Medicaid costs keep rising, so a new study of Virginia’s program has identified ways to cut millions of dollars out of the yearly budget.

A watchdog agency, the Joint Legislative Audit and Review Commission, made dozens of suggestions to state lawmakers. This report finds annually tens of millions of dollars go to unnecessarily high pharmacy bills, hospital and emergency department visits.

Now GOP lawmakers say they will consider new ideas to control spending, they also heard the the details of the latest Medicaid study.

"This report shows that we still have a lot of challenges, there's still a lot of work to do to improve our Medicaid system in the commonwealth of Virginia," said Delegate.
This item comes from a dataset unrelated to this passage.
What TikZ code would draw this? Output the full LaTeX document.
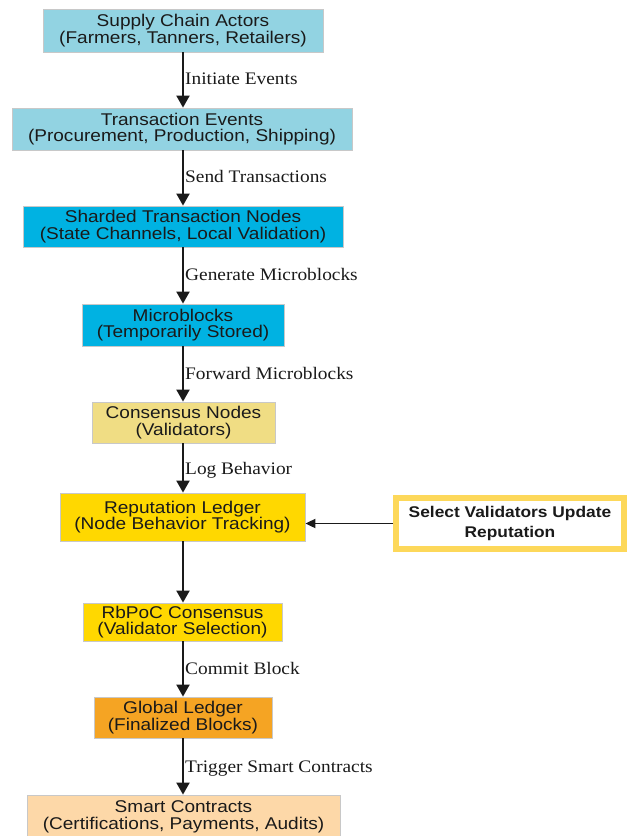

Steve Landes, R-25th District.

Nonpartisan staffers recommended capping profits for insurance companies that manage care. They also said legislators could consider limits on the program's eligibility.

"The short- and long-term impacts to the state budget and to recipients would depend on exactly what changes were made and these impacts should be fully explored before making any policy decisions,"said Jeff Lunardi, JLARC report project leader.

Another proposal is to have higher-income families on Medicaid pick up a share of the costs.

The two-year study came up with at least 35 recommendations for improvements to Medicaid. Republican lawmakers say they feel vindicated.

"This whole study was fought tooth and nail because it was not going to find savings according to the administration, and it did, and I think it was very justified," said Delegate Kirk Cox, R-66th District:

"We were told that, 'we've done everything we can do,'" said Landes.

But not all aspects of this report were negative. In one instance Medicaid takes up more than a fifth of the state's general funds, and it is not growing as fast as other health care programs.

Spending per patient has also remained flat in recent years when accounting for inflation. Another burden on the state has been that in recent years hundreds of thousands of Virginians registered for Medicaid either because they just became eligible or learned they were.

Now lawmakers will review these proposals and consider bills heading into the legislative session in January.

Press Release from the Virginia House GOP:

RICHMOND, VA - A Joint Legislative Audit and Review Commission (JLARC) report released Monday highlighted the inefficiencies of Virginia’s Medicaid program. The report showed that Medicaid general fund spending grew by nearly 9 percent annually over the last 10 years, while total general fund spending increased by just 1.3 percent. Medicaid spending comprised 22 percent of the general fund budget in FY16, up from 14 percent in FY07. The JLARC report outlined 36 recommendations to improve efficiency and manage spending.

“Today’s JALRC report is proof that Virginia’s Medicaid program is a broken system in need of significant reform,” said House Speaker William J. Howell (R-Stafford). “Millions of taxpayer dollars are left on the table every year due to inefficiencies within the Medicaid system. It is no surprise then that Medicaid continues to grow at an alarming rate. Now is the time to implement serious reforms in order to rein in spending. Today’s JLARC report shows that Virginia’s decision not to expand Medicaid under the Affordable Care Act is the right decision.”

“The JLARC report validates the House’s position to focus on reforming Medicaid not expanding it,” said House Majority Leader Kirk Cox (R-Colonial Heights). “According to JLARC, Virginia taxpayers could have saved over $41 million annually. This type of waste is unacceptable. We must look at ways to reform Medicaid in order to protect precious taxpayer’s dollars. The General Assembly will use the JLARC recommendations to introduce reform legislation this coming session.”

House Appropriations Committee Chairman S. Chris Jones (R-Suffolk) said, “Virginia’s Medicaid program continues to grow at an unsustainable rate. The more resources consumed by Medicaid put more pressure on other areas of the budget like education, transportation, and public safety. The General Assembly will make the necessary reforms to ensure that taxpayer dollars are spent efficiently and effectively.”

“I want to thank JLARC for their report today on Virginia’s Medicaid program,” said Chairman Bobby Orrock (R-Caroline). “At a time when we are facing significant budget pressures, it is vitally important that we ensure state programs like Medicaid are run as efficiently as possible. This report will guide the General Assembly’s deliberations on how to reform Virginia’s Medicaid program.”